Hep söylerim, kurumsallaşma ve kurumsal yö­netime geçiş şirket yolculuğunda önemli kararlardır. Doğru zamanda, doğru koşul­larda yapılması gerekir. Aksi halde, profes­yonel yönetici ile şirket arasında kan uyuş­mazlığı yaşanır. Patron tüm yetkileri bı­raksa, o yöneticinin tüm gücüyle arkasında dursa bile işler planlandığı gibi gitmez çün­kü “şirketin derinlerinden gelen bir karar vardır!”. Şirketler yanlış zaman ve koşul­larda kurumsallaşmayı iter.

Bu işte nasıl başarı sağlarız? 

Öncelikle ku­rumsallaşma sürecimizde bir noktaya gel­miş olacağız. Şirketinizde, süreç yönetimi, iç kontrol, iç denetim gibi mekanizmaların varlığı ve sağlıklı çalışması bir göstergedir.

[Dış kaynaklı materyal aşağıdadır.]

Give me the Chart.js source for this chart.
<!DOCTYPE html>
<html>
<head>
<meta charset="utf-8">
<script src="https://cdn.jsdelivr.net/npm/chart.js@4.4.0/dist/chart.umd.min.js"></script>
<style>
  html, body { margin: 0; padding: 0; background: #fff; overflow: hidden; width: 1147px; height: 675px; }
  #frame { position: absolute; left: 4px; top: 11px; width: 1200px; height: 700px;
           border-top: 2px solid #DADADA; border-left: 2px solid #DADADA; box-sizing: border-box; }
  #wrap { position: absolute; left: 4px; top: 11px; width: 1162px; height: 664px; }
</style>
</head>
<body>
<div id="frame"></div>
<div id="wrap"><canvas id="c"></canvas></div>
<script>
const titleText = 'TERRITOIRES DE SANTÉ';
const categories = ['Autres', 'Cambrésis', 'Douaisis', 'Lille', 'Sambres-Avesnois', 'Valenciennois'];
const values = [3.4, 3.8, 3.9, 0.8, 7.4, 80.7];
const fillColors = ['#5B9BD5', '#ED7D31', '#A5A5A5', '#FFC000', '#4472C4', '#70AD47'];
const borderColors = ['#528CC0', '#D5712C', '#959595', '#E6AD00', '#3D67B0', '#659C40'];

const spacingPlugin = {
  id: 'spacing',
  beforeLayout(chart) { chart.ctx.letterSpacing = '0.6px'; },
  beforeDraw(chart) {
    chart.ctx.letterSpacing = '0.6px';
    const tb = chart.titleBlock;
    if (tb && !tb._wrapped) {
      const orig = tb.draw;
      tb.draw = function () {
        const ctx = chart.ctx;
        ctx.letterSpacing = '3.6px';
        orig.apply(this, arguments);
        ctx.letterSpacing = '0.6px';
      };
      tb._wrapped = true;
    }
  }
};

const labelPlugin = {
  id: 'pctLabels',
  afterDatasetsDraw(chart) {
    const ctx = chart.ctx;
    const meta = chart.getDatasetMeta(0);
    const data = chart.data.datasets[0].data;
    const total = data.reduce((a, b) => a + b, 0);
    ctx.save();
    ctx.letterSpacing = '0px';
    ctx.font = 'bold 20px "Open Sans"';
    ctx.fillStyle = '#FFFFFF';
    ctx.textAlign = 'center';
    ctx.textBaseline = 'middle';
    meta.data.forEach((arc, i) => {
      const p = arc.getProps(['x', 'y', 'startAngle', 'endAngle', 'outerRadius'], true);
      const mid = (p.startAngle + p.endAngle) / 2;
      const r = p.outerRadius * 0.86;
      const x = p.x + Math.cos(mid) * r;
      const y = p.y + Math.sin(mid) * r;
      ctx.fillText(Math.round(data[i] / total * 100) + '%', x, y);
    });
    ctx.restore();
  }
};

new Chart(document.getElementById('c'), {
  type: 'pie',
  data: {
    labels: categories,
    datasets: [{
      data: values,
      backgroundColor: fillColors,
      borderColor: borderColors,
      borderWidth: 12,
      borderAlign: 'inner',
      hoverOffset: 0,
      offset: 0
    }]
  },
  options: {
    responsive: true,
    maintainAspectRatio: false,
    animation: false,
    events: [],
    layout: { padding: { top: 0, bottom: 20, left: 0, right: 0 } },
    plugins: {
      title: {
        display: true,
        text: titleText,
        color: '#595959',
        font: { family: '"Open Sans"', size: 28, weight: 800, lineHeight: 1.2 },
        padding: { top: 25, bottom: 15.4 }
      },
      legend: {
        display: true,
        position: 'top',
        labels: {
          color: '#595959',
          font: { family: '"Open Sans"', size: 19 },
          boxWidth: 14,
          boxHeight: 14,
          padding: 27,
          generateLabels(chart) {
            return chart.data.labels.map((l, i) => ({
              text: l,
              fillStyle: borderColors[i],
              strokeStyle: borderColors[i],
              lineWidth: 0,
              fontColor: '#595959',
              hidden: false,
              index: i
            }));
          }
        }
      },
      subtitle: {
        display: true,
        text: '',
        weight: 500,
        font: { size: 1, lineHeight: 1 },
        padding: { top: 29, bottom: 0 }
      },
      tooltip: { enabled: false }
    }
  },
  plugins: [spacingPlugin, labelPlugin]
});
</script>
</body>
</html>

Sonra, insanları ikna edecek, kültürü de­ğiştirmeye yönelik çalışmalar yapacağız. Organizasyonu buna hazırlayacağız.

Son­ra, yönetim kurulumuzu tecrübeli, strateji ve yönetim sistemleri üzerinde uzman ba­ğımsız üyeler ile güçlendireceğiz. Yönetim kurulumuz, gerçek bir yönetim kurulu gibi çalışmaya başlayacak. İç yönerge, komite­ler, gündemli toplantılar, kararların takibi, her şey oturmuş olacak.

En son, kendi yapı ve kültürümüzü hazırladıktan sonra lide­ri seçeceğiz. Bugün yapılan en büyük hata bunları yapmadan profesyonel yönetici ile çalışmaya başlamak. O yönetici de biz de bu şekilde zaman kaybetmiş oluruz.